━━━ PROVIDED DATA

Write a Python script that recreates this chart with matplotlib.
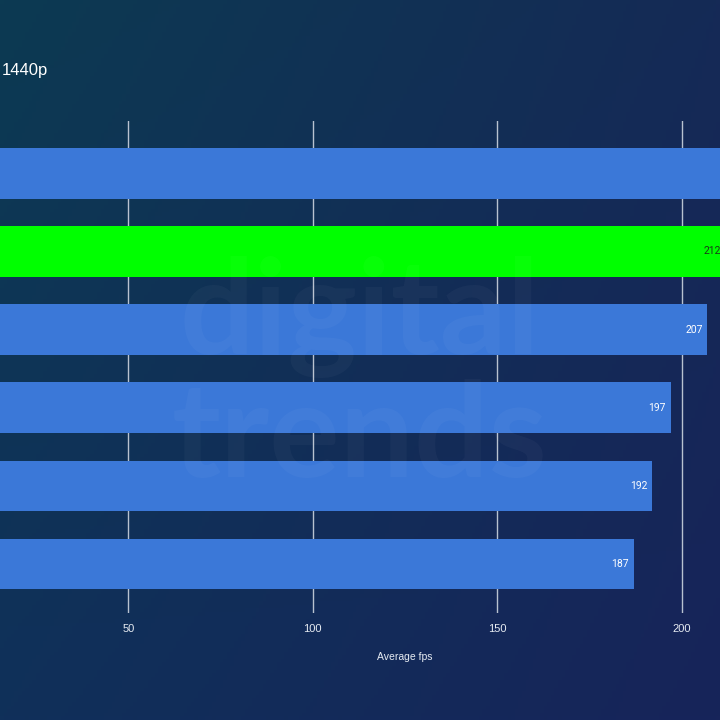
import matplotlib
matplotlib.use("Agg")
import matplotlib.pyplot as plt
import numpy as np
from matplotlib.colors import to_rgb

# Data
categories = ["GPU A", "GPU B", "GPU C", "GPU D", "GPU E", "GPU F"]
values = [225, 212, 207, 197, 192, 187]
bar_colors = ["#3b78d8", "#00ff00", "#3b78d8", "#3b78d8", "#3b78d8", "#3b78d8"]
label_colors = ["white", "#1a3a1a", "white", "white", "white", "white"]
xticks = [0, 50, 100, 150, 200, 250]
xtick_labels = ["", "50", "100", "150", "200", ""]
title = "1440p"
xlabel = "Average fps"

W, H = 720, 720
fig = plt.figure(figsize=(W / 100, H / 100), dpi=100)

# Background gradient
tl, tr = np.array(to_rgb("#0c3a52")), np.array(to_rgb("#152a56"))
bl, br = np.array(to_rgb("#10305a")), np.array(to_rgb("#17245a"))
u = np.linspace(0, 1, 200)[None, :, None]
v = np.linspace(0, 1, 200)[:, None, None]
img = (1 - v) * ((1 - u) * tl + u * tr) + v * ((1 - u) * bl + u * br)
bg = fig.add_axes([0, 0, 1, 1], zorder=-10)
bg.imshow(img, aspect="auto", extent=[0, 1, 0, 1], origin="upper")
bg.axis("off")

# Watermark
fig.text(0.50, 0.56, "digital", fontsize=95, fontweight="bold", color="white",
         alpha=0.03, ha="center", va="center", family="Lato")
fig.text(0.50, 0.39, "trends", fontsize=95, fontweight="bold", color="white",
         alpha=0.03, ha="center", va="center", family="Lato")

# Main axes (extends beyond figure on both sides)
left_px, right_px = -56, 866
top_px, bot_px = 121, 613
ax = fig.add_axes([left_px / W, 1 - bot_px / H, (right_px - left_px) / W, (bot_px - top_px) / H])
ax.patch.set_alpha(0)
ypos = np.arange(len(categories))
ax.barh(ypos, values, height=0.645, color=bar_colors, zorder=3)
ax.set_xlim(0, 250)
ax.set_ylim(5.63, -0.67)
ax.set_xticks(xticks)
ax.set_xticklabels(xtick_labels, color="#e6ebf2", fontsize=8, family="Liberation Sans")
ax.tick_params(axis="x", length=0, pad=8)
ax.set_yticks([])
ax.grid(axis="x", color="#b8c2d0", linewidth=1, zorder=1)
for s in ax.spines.values():
    s.set_visible(False)
ax.set_xlabel(xlabel, color="#e6ebf2", fontsize=7.5, family="Liberation Sans", labelpad=13)

# value labels (only those that fall inside the visible figure area)
visible_max = 250 * (W - left_px) / (right_px - left_px)
for y, val, lc in zip(ypos, values, label_colors):
    if val - 6 > visible_max:
        continue
    ax.text(val - 1.2, y, str(val), ha="right", va="center", color=lc, fontsize=7.5,
            family="Roboto", zorder=4)

fig.text(2 / W, 1 - 71 / H, title, fontsize=12, color="white", ha="left", va="center",
         family="Liberation Sans")

fig.savefig("out.png", dpi=100)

━━━━━━

Please set down each line of the data above exactly as written, without the pictures.

Write a Python script that recreates this chart with matplotlib.
import matplotlib
matplotlib.use("Agg")
import matplotlib.pyplot as plt
import numpy as np
from matplotlib.colors import to_rgb

# Data
categories = ["GPU A", "GPU B", "GPU C", "GPU D", "GPU E", "GPU F"]
values = [225, 212, 207, 197, 192, 187]
bar_colors = ["#3b78d8", "#00ff00", "#3b78d8", "#3b78d8", "#3b78d8", "#3b78d8"]
label_colors = ["white", "#1a3a1a", "white", "white", "white", "white"]
xticks = [0, 50, 100, 150, 200, 250]
xtick_labels = ["", "50", "100", "150", "200", ""]
title = "1440p"
xlabel = "Average fps"

W, H = 720, 720
fig = plt.figure(figsize=(W / 100, H / 100), dpi=100)

# Background gradient
tl, tr = np.array(to_rgb("#0c3a52")), np.array(to_rgb("#152a56"))
bl, br = np.array(to_rgb("#10305a")), np.array(to_rgb("#17245a"))
u = np.linspace(0, 1, 200)[None, :, None]
v = np.linspace(0, 1, 200)[:, None, None]
img = (1 - v) * ((1 - u) * tl + u * tr) + v * ((1 - u) * bl + u * br)
bg = fig.add_axes([0, 0, 1, 1], zorder=-10)
bg.imshow(img, aspect="auto", extent=[0, 1, 0, 1], origin="upper")
bg.axis("off")

# Watermark
fig.text(0.50, 0.56, "digital", fontsize=95, fontweight="bold", color="white",
         alpha=0.03, ha="center", va="center", family="Lato")
fig.text(0.50, 0.39, "trends", fontsize=95, fontweight="bold", color="white",
         alpha=0.03, ha="center", va="center", family="Lato")

# Main axes (extends beyond figure on both sides)
left_px, right_px = -56, 866
top_px, bot_px = 121, 613
ax = fig.add_axes([left_px / W, 1 - bot_px / H, (right_px - left_px) / W, (bot_px - top_px) / H])
ax.patch.set_alpha(0)
ypos = np.arange(len(categories))
ax.barh(ypos, values, height=0.645, color=bar_colors, zorder=3)
ax.set_xlim(0, 250)
ax.set_ylim(5.63, -0.67)
ax.set_xticks(xticks)
ax.set_xticklabels(xtick_labels, color="#e6ebf2", fontsize=8, family="Liberation Sans")
ax.tick_params(axis="x", length=0, pad=8)
ax.set_yticks([])
ax.grid(axis="x", color="#b8c2d0", linewidth=1, zorder=1)
for s in ax.spines.values():
    s.set_visible(False)
ax.set_xlabel(xlabel, color="#e6ebf2", fontsize=7.5, family="Liberation Sans", labelpad=13)

# value labels (only those that fall inside the visible figure area)
visible_max = 250 * (W - left_px) / (right_px - left_px)
for y, val, lc in zip(ypos, values, label_colors):
    if val - 6 > visible_max:
        continue
    ax.text(val - 1.2, y, str(val), ha="right", va="center", color=lc, fontsize=7.5,
            family="Roboto", zorder=4)

fig.text(2 / W, 1 - 71 / H, title, fontsize=12, color="white", ha="left", va="center",
         family="Liberation Sans")

fig.savefig("out.png", dpi=100)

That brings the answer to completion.